Drive by some of the properties that recently sold (comparables) that compare to your property. Some of the comparisons that you should consider are location (house backing to main street vs. house on interior lot), square footage of the home (which is very important), improvements/condition of the home, and view (garden view vs. golf course view).
You can also determine the price by paying for a professional appraisal. The appraiser will determine the value of your home by comparing sales in your neighborhood as well.

Supply and demand:
Now that you gathered this information we will explain supply and demand.
PRICE is important and is better determined by comparing your home’s condition with neighboring sales. If there is another home similar to yours for sale in your area, and appears to be a better deal by Price or Quality and Condition of home, then that home will be a more desirable purchase to a buyer than yours. THUS, pricing your home correctly to begin with is very important for a successful and quick sale.

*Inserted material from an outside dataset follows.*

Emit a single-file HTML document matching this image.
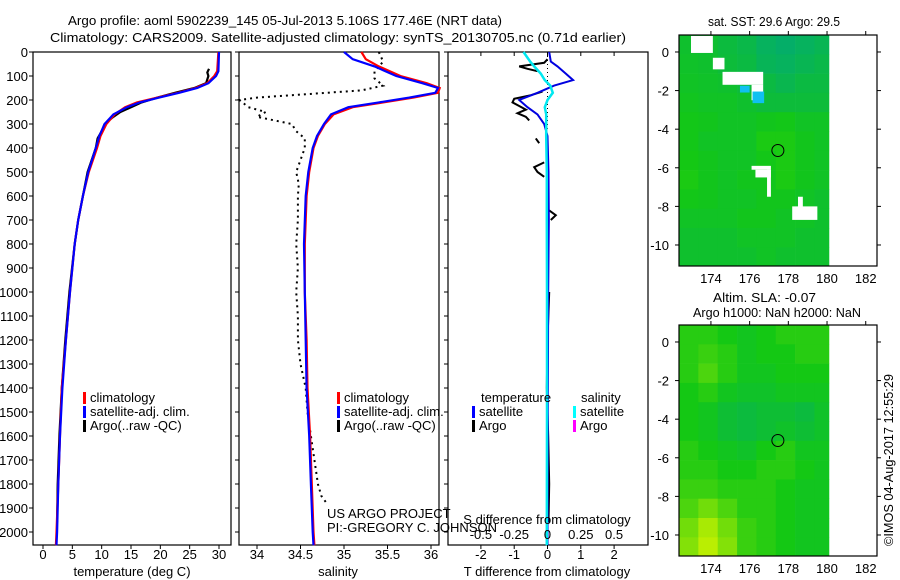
<!DOCTYPE html>
<html><head><meta charset="utf-8"><style>
html,body{margin:0;padding:0;background:#fff;}
svg{display:block;font-family:"Liberation Sans",sans-serif;}
text{fill:#000;font-size:13px;}
</style></head><body>
<svg id="fig" width="900" height="580" viewBox="0 0 900 580" xmlns="http://www.w3.org/2000/svg">
<text x="68" y="25" textLength="434" lengthAdjust="spacingAndGlyphs" font-size="13">Argo profile: aoml 5902239_145 05-Jul-2013 5.106S 177.46E (NRT data)</text>
<text x="50" y="42" textLength="576" lengthAdjust="spacingAndGlyphs" font-size="13">Climatology: CARS2009. Satellite-adjusted climatology: synTS_20130705.nc (0.71d earlier)</text>
<text x="708" y="26" textLength="132" lengthAdjust="spacingAndGlyphs">sat. SST: 29.6 Argo: 29.5</text>
<text x="713" y="302" textLength="103" lengthAdjust="spacingAndGlyphs">Altim. SLA: -0.07</text>
<text x="693" y="317" textLength="168" lengthAdjust="spacingAndGlyphs">Argo h1000: NaN h2000: NaN</text>
<text transform="translate(893,546) rotate(-90)" textLength="172" lengthAdjust="spacingAndGlyphs">©IMOS 04-Aug-2017 12:55:29</text>
<g id="g"></g>
</svg>
<script>
// ---------- data ----------
const depthT = [0,80,100,130,150,170,190,210,230,260,300,350,400,500,600,700,800,1000,1200,1400,1600,1800,2000,2055];
const tempClim = [29.9,29.7,29.2,28.0,26.0,23.0,19.5,16.0,14.0,12.2,10.8,9.8,9.2,7.8,6.8,6.0,5.4,4.6,3.9,3.2,2.9,2.6,2.3,2.2];
const tempSat  = [30.0,29.9,29.5,28.2,26.3,23.2,19.8,16.5,14.3,12.0,10.5,9.6,9.0,7.7,6.8,6.0,5.4,4.6,3.9,3.3,2.9,2.6,2.4,2.3];
const depthA = [70,85,100,130,150,170,190,210,230,250,270,300,330,360,400,500,600,700,800,1000,1200,1400,1600,1800,1960];
const tempArgo = [28.3,28.0,28.2,27.8,25.8,22.5,19.5,16.8,15.0,13.2,12.0,10.5,10.0,9.3,9.0,7.6,6.8,6.0,5.4,4.5,3.8,3.2,2.8,2.5,2.4];

const depthS = [0,30,60,100,130,150,170,190,210,230,260,300,350,400,500,600,800,1000,1200,1400,1600,1800,2000,2055];
const salClim = [35.2,35.25,35.4,35.65,35.95,36.1,36.08,35.8,35.45,35.1,34.88,34.78,34.7,34.65,34.6,34.57,34.55,34.55,34.57,34.58,34.61,34.63,34.65,34.66];
const salSat  = [35.0,35.1,35.35,35.6,35.9,36.08,36.05,35.75,35.4,35.05,34.85,34.77,34.69,34.64,34.59,34.56,34.54,34.55,34.56,34.57,34.6,34.62,34.64,34.65];
const depthSA = [0,40,80,110,140,160,175,190,200,215,230,250,270,300,330,360,400,450,500,550,600,700,800,900,1000,1100,1200,1300,1400,1500,1600,1700,1750,1800,1850,1880];
const salArgo = [35.4,35.45,35.35,35.35,35.45,35.2,34.6,34.0,33.8,33.85,33.9,34.1,34.0,34.4,34.45,34.55,34.55,34.5,34.45,34.48,34.47,34.47,34.45,34.47,34.45,34.47,34.47,34.5,34.56,34.58,34.62,34.66,34.68,34.7,34.74,34.8];

const depthD = [0,40,60,90,117,140,170,200,230,260,300,350,500,700,1000,1500,2055];
const tDiffSat = [0.05,0.1,0.3,0.55,0.77,0.2,-0.3,-0.85,-0.6,-0.3,-0.1,0.0,0.03,0.04,0.02,0.01,0.0];
const sDiffSat = [-0.18,-0.13,-0.1,-0.05,-0.02,0.02,0.04,0.0,-0.02,-0.01,-0.01,-0.01,-0.005,-0.005,-0.004,-0.004,-0.005];
// null = gap in Argo record
const depthDA = [30,45,60,70,80,  150,165,180,195,210,225,240,255,270,285,  340,360,380,  440,460,480,500,520,  640,660,680,700,  800,1000,1200,1400,1600,1800,1960];
const tDiffArgo = [0.0,-0.1,-0.85,-0.6,-0.3, null,-0.15,-0.5,-1.0,-1.05,-0.85,-0.65,-0.9,-0.65,-0.55, null,-0.35,-0.25, null,-0.1,-0.4,-0.3,-0.1, null,0.05,0.25,0.1, null,0.05,0.0,-0.02,0.02,0.05,0.03];

const depthTicks = [0,100,200,300,400,500,600,700,800,900,1000,1100,1200,1300,1400,1500,1600,1700,1800,1900,2000];
const tempTicks = [0,5,10,15,20,25,30];
const salTicks = [34,34.5,35,35.5,36];
const tdTicks = [-2,-1,0,1,2];
const sdTicks = [-0.5,-0.25,0,0.25,0.5];
const sdTickLabels = ['-0.5','-0.25','0','0.25','0.5'];
const lonTicks = [174,176,178,180,182];
const latTicks = [0,-2,-4,-6,-8,-10];

const mapLon0 = 172.35, mapLat0 = 0.88;
const sstGrid = [
[0.38,0.36,0.3,0.25,0.15,0.1,0.15,0.2],
[0.4,0.38,0.32,0.28,0.18,0.15,0.2,0.25],
[0.42,0.4,0.38,0.32,0.28,0.22,0.28,0.28],
[0.45,0.42,0.42,0.38,0.32,0.32,0.32,0.32],
[0.48,0.46,0.42,0.42,0.46,0.48,0.42,0.42],
[0.48,0.42,0.42,0.42,0.52,0.52,0.46,0.42],
[0.5,0.46,0.42,0.42,0.48,0.52,0.46,0.42],
[0.52,0.46,0.42,0.46,0.46,0.52,0.46,0.42],
[0.48,0.46,0.42,0.42,0.46,0.46,0.42,0.38],
[0.42,0.42,0.42,0.46,0.46,0.42,0.42,0.38],
[0.38,0.38,0.38,0.42,0.42,0.42,0.38,0.38],
[0.38,0.38,0.38,0.38,0.42,0.38,0.38,0.38]];
const slaGrid = [
[0.55,0.55,0.5,0.45,0.5,0.55,0.55,0.55],
[0.55,0.6,0.55,0.45,0.5,0.5,0.55,0.55],
[0.55,0.65,0.55,0.45,0.45,0.5,0.5,0.5],
[0.5,0.55,0.45,0.4,0.4,0.45,0.45,0.45],
[0.5,0.45,0.35,0.3,0.35,0.35,0.3,0.4],
[0.5,0.45,0.35,0.3,0.35,0.4,0.35,0.4],
[0.55,0.5,0.45,0.4,0.5,0.55,0.45,0.45],
[0.55,0.55,0.5,0.5,0.55,0.55,0.5,0.45],
[0.6,0.6,0.55,0.55,0.55,0.5,0.45,0.45],
[0.65,0.75,0.65,0.55,0.55,0.5,0.45,0.45],
[0.75,0.9,0.75,0.6,0.55,0.5,0.45,0.45],
[0.8,0.95,0.8,0.6,0.55,0.5,0.45,0.45]];
const sstMask = [[172.97,174.1,0.83,-0.05],[174.1,174.7,-0.3,-0.9],[174.6,176.7,-1.03,-1.7],[176.1,176.7,-1.7,-2.5],[176.1,177.1,-5.9,-6.1],[176.3,177.1,-6.1,-6.5],[176.9,177.1,-6.1,-7.5],[178.5,178.75,-7.5,-8.35],[178.2,179.5,-8.0,-8.7]];
const sstCyan = [[176.15,176.75,-2.05,-2.65],[175.5,176.0,-1.75,-2.1]];
const argoLon = 177.46, argoLat = -5.106;

// ---------- drawing ----------
const NS='http://www.w3.org/2000/svg';
const G=document.getElementById('g');
function mk(tag,attrs,parent){const e=document.createElementNS(NS,tag);for(const k in attrs)e.setAttribute(k,attrs[k]);(parent||G).appendChild(e);return e;}
function txt(s,x,y,anchor,parent){const t=mk('text',{x:x,y:y,'text-anchor':anchor||'start'},parent);t.textContent=s;return t;}

const yTop=52, ppm=0.24, yBot=545;
const yD=d=>yTop+d*ppm;
const P1={x0:33,x1:231,f:v=>43+v*(176/30)};
const P2={x0:239,x1:439,f:v=>257+(v-34)*87};
const P3={x0:448,x1:648,f:v=>547.5+v*33.3};
const sdX=v=>547.5+v*4*33.3;

function panelFrame(P,name){
  const r=mk('rect',{x:P.x0,y:yTop,width:P.x1-P.x0,height:yBot-yTop,fill:'none',stroke:'#000','stroke-width':1.2});
  
  
  depthTicks.forEach(d=>{const l=mk('line',{x1:P.x0-4,x2:P.x0,y1:yD(d),y2:yD(d),stroke:'#000'});
    
    });
}
function line(P,fx,vals,deps,color,w,name,dash){
  let d='',pen=false;
  vals.forEach((v,i)=>{
    if(v===null){pen=false;return;}
    d+=(pen?'L':'M')+fx(v).toFixed(1)+','+yD(deps[i]).toFixed(1);
    pen=true;
  });
  const e=mk('path',{d:d,fill:'none',stroke:color,'stroke-width':w});
  if(dash)e.setAttribute('stroke-dasharray',dash);
  
  
  return e;
}
[P1,P2,P3].forEach((P,i)=>panelFrame(P,'panel-'+(i+1)));
depthTicks.forEach(d=>{const t=txt(String(d),28,yD(d)+5,'end');
  
  });

// panel 1 temperature
line(P1,P1.f,tempArgo,depthA,'#000',2.2,'temp-argo-line');
line(P1,P1.f,tempClim,depthT,'#f00',2.2,'temp-climatology-line');
line(P1,P1.f,tempSat,depthT,'#00f',2.2,'temp-satellite-line');
tempTicks.forEach(v=>{mk('line',{x1:P1.f(v),x2:P1.f(v),y1:yBot,y2:yBot+4,stroke:'#000'});
  const t=txt(String(v),P1.f(v),559,'middle');
  
  });
const tx1=txt('temperature (deg C)',132,576,'middle');



// panel 2 salinity
line(P2,P2.f,salArgo,depthSA,'#000',2,'salinity-argo-line','2 4');
line(P2,P2.f,salClim,depthS,'#f00',2.2,'salinity-climatology-line');
line(P2,P2.f,salSat,depthS,'#00f',2.2,'salinity-satellite-line');
salTicks.forEach(v=>{mk('line',{x1:P2.f(v),x2:P2.f(v),y1:yBot,y2:yBot+4,stroke:'#000'});
  const t=txt(String(v),P2.f(v),559,'middle');
  
  });
const tx2=txt('salinity',338,576,'middle');


const us=txt('US ARGO PROJECT',327,518);


const pi=txt('PI:-GREGORY C. JOHNSON',327,532);



// legends
function legend(x,y,items,prefix){
  items.forEach((it,i)=>{
    const r=mk('rect',{x:x,y:y+i*14-10,width:3,height:12,fill:it[1]});
    
    
    const t=txt(it[0],x+7,y+i*14);
    
    
  });
}
legend(83,402,[['climatology','#f00'],['satellite-adj. clim.','#00f'],['Argo(..raw -QC)','#000']],'temp-legend');
legend(337,402,[['climatology','#f00'],['satellite-adj. clim.','#00f'],['Argo(..raw -QC)','#000']],'salinity-legend');

// panel 3 differences
mk('line',{x1:547.5,x2:547.5,y1:yTop,y2:yD(320),stroke:'#000','stroke-dasharray':'1 3'});
line(P3,P3.f,tDiffArgo,depthDA,'#000',2,'t-diff-argo-line');
line(P3,P3.f,tDiffSat,depthD,'#0000e0',2,'t-diff-satellite-line');
line(P3,sdX,sDiffSat,depthD,'#00e8f0',2.5,'s-diff-satellite-line');
tdTicks.forEach(v=>{mk('line',{x1:P3.f(v),x2:P3.f(v),y1:yBot,y2:yBot+4,stroke:'#000'});
  mk('line',{x1:P3.f(v),x2:P3.f(v),y1:yTop,y2:yTop+4,stroke:'#000'});
  const t=txt(String(v),P3.f(v),559,'middle');
  
  });
sdTicks.forEach((v,i)=>{const t=txt(sdTickLabels[i],sdX(v),539,'middle');
  
  });
const sd=txt('S difference from climatology',547,524,'middle');


const td=txt('T difference from climatology',547,576,'middle');


const lt=txt('temperature',481,402);
const ls=txt('salinity',581,402);
legend(472,416,[['satellite','#00f'],['Argo','#000']],'diff-legend-temperature');
legend(573,416,[['satellite','#00ffff'],['Argo','#ff00ff']],'diff-legend-salinity');

// maps
function cmap(v){
  let a,b,t;
  if(v<0.5){a=[0,168,125];b=[20,200,20];t=v/0.5;}else{a=[20,200,20];b=[205,242,0];t=(v-0.5)/0.5;}
  return 'rgb('+a.map((c,i)=>Math.round(c+(b[i]-c)*t)).join(',')+')';
}
function drawMap(grid,yTopPx,name,masks,cyans){
  const x0=679,x1=877,ppd=19.35,h=231;
  const lonX=l=>x0+(l-172.35)*ppd;
  const latY=l=>yTopPx+(mapLat0-l)*19.3;
  const dataR=lonX(180.1);
  grid.forEach((row,r)=>row.forEach((v,c)=>{
    const lx=lonX(mapLon0+c), rx=Math.min(lonX(mapLon0+c+1),dataR);
    const ty=latY(mapLat0-r), by=Math.min(latY(mapLat0-r-1),yTopPx+h);
    const e=mk('rect',{x:lx,y:ty,width:rx-lx+0.3,height:by-ty+0.3,fill:cmap(v)});
    
    
  }));
  (masks||[]).forEach(m=>{const e=mk('rect',{x:lonX(m[0]),y:latY(m[2]),width:lonX(m[1])-lonX(m[0]),height:latY(m[3])-latY(m[2]),fill:'#fff'});
    
    });
  (cyans||[]).forEach(m=>{const e=mk('rect',{x:lonX(m[0]),y:latY(m[2]),width:lonX(m[1])-lonX(m[0]),height:latY(m[3])-latY(m[2]),fill:'#10c0f0'});
    
    });
  const c=mk('circle',{cx:lonX(argoLon),cy:latY(argoLat),r:6,fill:'none',stroke:'#000','stroke-width':1});
  
  
  const f=mk('rect',{x:x0,y:yTopPx,width:x1-x0,height:h,fill:'none',stroke:'#000','stroke-width':1.2});
  
  
  lonTicks.forEach(l=>{mk('line',{x1:lonX(l),x2:lonX(l),y1:yTopPx,y2:yTopPx-4,stroke:'#000'});
    const t=txt(String(l),lonX(l),yTopPx+h+17,'middle');
    
    });
  latTicks.forEach(l=>{mk('line',{x1:x0,x2:x0-4,y1:latY(l),y2:latY(l),stroke:'#000'});
    mk('line',{x1:x1,x2:x1+4,y1:latY(l),y2:latY(l),stroke:'#000'});
    const t=txt(String(l),x0-10,latY(l)+5,'end');
    
    });
}
drawMap(sstGrid,35,'sst-map',sstMask,sstCyan);
drawMap(slaGrid,325,'sla-map',[],[]);
</script>
</body></html>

• A property that is in wonderful condition with many upgrades that are generally acceptable to most buyers could be priced higher than a home that is in worse condition.

• A home in poor condition that needs paint, carpet, or new roof should be priced lower than homes without these problems.

Example: You and your neighbor three houses away have the same square footage and similar location. The neighbor’s house is priced at $150,000. Which is priced $5000 more than your house. Your house has outdated flooring and an older roof than your neighbor’s house. Your neighbor’s house has newer roof and the interior is completely renovated. Obviously, a buyer will lean more towards your neighbor’s house than you r house even though there is a slight difference in price due to the condition of the homes.